Bringing AI into play for climate and environment
Chapter 11 of the Coordinated Plan directs European AI's path towards supporting the EU's climate goals. Technologies that have a potential in facilitating an affordable, acceptable and circular clean transition, such as those aiding more efficient and less energy-intensive production; improving the energy management choices of companies as well as citizens; or enabling decarbonisation of buildings are now part of the category that the plan calls "climate-and environmentally friendly AI solutions". Among these, the European Commission and Member States pledge to strengthen research and implementation particularly in the following areas:
- sustainable production
- greener AI / lower energy consumption
- broadly available environmental application
- climate resilience
- common data space for smart & climate-neutral communities
The flip side & outlook
So what can we expect under the roll-out of this updated plan? Certainly a continuing support to research, implementation and market uptake of AI solutions, as the EU is still aiming for a global leadership position in the field. Funding programmes, like Horizon Europe or the Digital Europe Programme prove this by having AI among their top priorities.
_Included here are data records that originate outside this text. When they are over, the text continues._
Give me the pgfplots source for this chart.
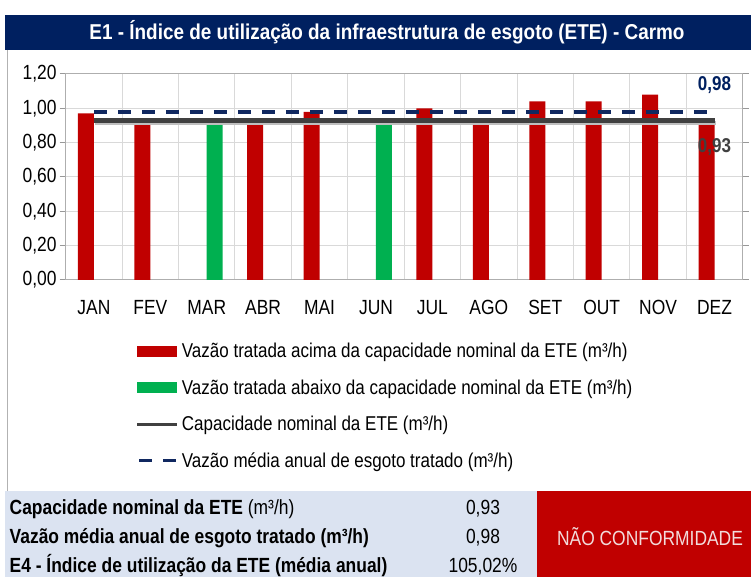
\documentclass[border=0pt]{standalone}
\usepackage{fontspec}
\setmainfont[FakeStretch=0.85]{Liberation Sans}
\newfontfamily\titlefont[FakeStretch=0.88]{Liberation Sans}
\usepackage{pgfplots}
\pgfplotsset{compat=1.18}
\definecolor{cred}{RGB}{192,0,0}
\definecolor{cgreen}{RGB}{0,176,80}
\definecolor{cnavy}{RGB}{0,32,96}
\definecolor{cdash}{RGB}{16,40,96}
\definecolor{cline}{RGB}{64,64,64}
\definecolor{cgrid}{RGB}{217,217,217}
\definecolor{ctable}{RGB}{219,227,241}
\definecolor{cpink}{RGB}{242,220,219}
\begin{document}
\begin{tikzpicture}[x=1pt,y=1pt]
\useasboundingbox (0,0) rectangle (751,577);
\fill[white] (0,0) rectangle (751,577);
\fill[cnavy] (5,527) rectangle (751,562);
\node[text=white, font=\titlefont\fontsize{21.5}{21.5}\selectfont\bfseries] at (387,544.5) {E1 - Índice de utilização da infraestrutura de esgoto (ETE) - Carmo};
\draw[gray!60, line width=1pt] (7,527) -- (7,86);
\fill[ctable] (5,0) rectangle (537,86);
\fill[cred] (537,0) rectangle (751,86);
\begin{scope}[font=\fontsize{20.5}{20.5}\selectfont]
\node[anchor=base west, inner sep=0pt] at (9.5,62) {\textbf{Capacidade nominal da ETE} (m³/h)};
\node[anchor=base west, inner sep=0pt] at (9.5,33) {\textbf{Vazão média anual de esgoto tratado (m³/h)}};
\node[anchor=base west, inner sep=0pt] at (9.5,4) {\textbf{E4 - Índice de utilização da ETE (média anual)}};
\node[anchor=base, inner sep=0pt] at (483,62) {0,93};
\node[anchor=base, inner sep=0pt] at (483,33) {0,98};
\node[anchor=base, inner sep=0pt] at (483,4) {105,02\%};
\node[anchor=center, inner sep=0pt, text=cpink] at (650,40) {NÃO CONFORMIDADE};
\end{scope}
\begin{axis}[
  at={(65.7pt,297pt)}, anchor=south west,
  scale only axis, width=677pt, height=206pt,
  xmin=0.5, xmax=12.5, ymin=0, ymax=1.2,
  xtick={1,...,12},
  xticklabels={JAN,FEV,MAR,ABR,MAI,JUN,JUL,AGO,SET,OUT,NOV,DEZ},
  ytick={0,0.2,0.4,0.6,0.8,1.0,1.2},
  minor xtick={1.5,2.5,...,11.5},
  xminorgrids, ymajorgrids,
  grid style={cgrid, line width=1pt},
  minor grid style={cgrid, line width=1pt},
  axis line style={cgrid!80!black, line width=1pt},
  tick align=outside,
  x tick style={draw=none},
  minor x tick style={draw=none},
  y tick style={cgrid!70!black, line width=1pt},
  major tick length=6pt,
  tick label style={font=\fontsize{20.5}{20.5}\selectfont},
  xticklabel style={inner sep=0pt, anchor=north, yshift=-14pt},
  yticklabel style={inner sep=0pt, anchor=east, xshift=-3pt},
  /pgf/number format/assume math mode=true,
  yticklabel={\pgfmathprintnumber[fixed,fixed zerofill,precision=2,use comma]{\tick}},
  legend style={at={(0.103,-0.305)}, anchor=north west, draw=none, fill=none,
    font=\fontsize{20}{20}\selectfont, row sep=20.5pt, inner sep=0pt,
    nodes={inner xsep=3pt, inner ysep=0pt}},
  legend cell align=left,
  clip=false,
]
\addplot[ybar, bar width=16pt, bar shift=-8pt, fill=cred, draw=none,
  legend image code/.code={\fill[cred] (0pt,-5.5pt) rectangle (40pt,5.5pt);}]
  coordinates {(1,0.97) (2,0.94) (4,0.94) (5,0.98) (7,1.00) (8,0.94) (9,1.04) (10,1.04) (11,1.08) (12,0.94)};
\addlegendentry{Vazão tratada acima da capacidade nominal da ETE (m³/h)}
\addplot[ybar, bar width=16pt, bar shift=8pt, fill=cgreen, draw=none,
  legend image code/.code={\fill[cgreen] (0pt,-5.5pt) rectangle (40pt,5.5pt);}]
  coordinates {(3,0.92) (6,0.91)};
\addlegendentry{Vazão tratada abaixo da capacidade nominal da ETE (m³/h)}
\addplot[forget plot, black!25, line width=4pt, yshift=-2.5pt, xshift=1.5pt] coordinates {(1,0.93) (12,0.93)};
\addplot[cline, line width=5pt,
  legend image code/.code={\draw[cline, line width=3pt] (0pt,0pt) -- (40pt,0pt);}]
  coordinates {(1,0.93) (12,0.93)};
\addlegendentry{Capacidade nominal da ETE (m³/h)}
\addplot[cdash, line width=4pt, dash pattern=on 13pt off 11pt,
  legend image code/.code={\draw[cdash, line width=3.5pt, dash pattern=on 13pt off 11pt] (2pt,0pt) -- (40pt,0pt);}]
  coordinates {(1,0.977) (12,0.977)};
\addlegendentry{Vazão média anual de esgoto tratado (m³/h)}
\node[font=\fontsize{20}{20}\selectfont\bfseries, text=cnavy] at (axis cs:12,1.136) {0,98};
\node[font=\fontsize{20}{20}\selectfont\bfseries, text=cline] at (axis cs:12,0.775) {0,93};
\end{axis}
\end{tikzpicture}
\end{document}
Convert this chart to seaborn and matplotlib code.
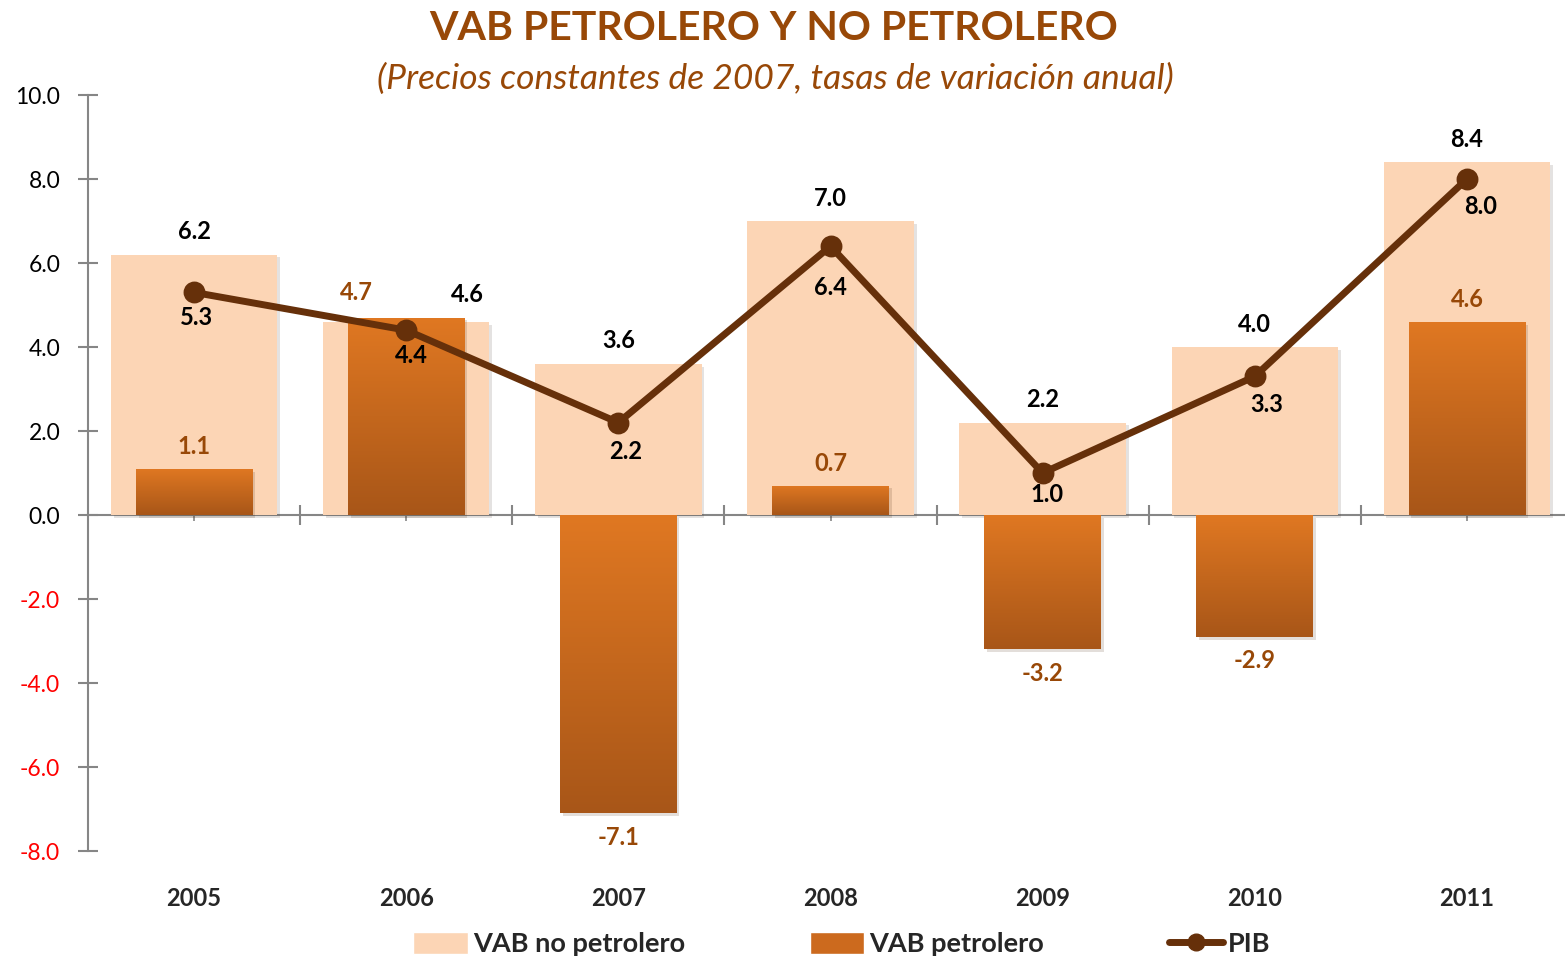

On the flip side, many aspects of AI now addressed in the Coordinated Plan are still in very early phases. For example, the plan now recognises the impact of the large-scale expansion of AI on energy consumption, but does not go into specific strategic steps in order to stall or transform its negative impacts:
While AI has a strong potential to facilitate the achievement of EU climate and environment objectives, the technology itself has a significant environmental footprint, especially in terms of energy consumption. Therefore, further assessment and actions are necessary to ensure that the net environmental impact of AI is positive.
As the cooling, running and maintenance of data centers around the world could account for up to 10% of global energy consumption by 2025, this directly counteracts the EU effort towards a cut of 55% GHG emissions by 2030. However, targets of the current action plan do not yet address the roadmap to a net-zero AI or any cornerstones that stakeholders could follow.
A stronger stance with clear guidelines and/or regulation is urgently needed, if we aim to achieve both EU climate goals and EU market lead in the field of AI.
In the meanwhile, let us thrive for a sectoral dialogue and exploration of KPIs on green AI (current actions forecast in the Coordinated Plan) that will set clear-cut framework for the next AI Coordinated Plan and bring us closer to a well-balanced AI and environmental EU policy.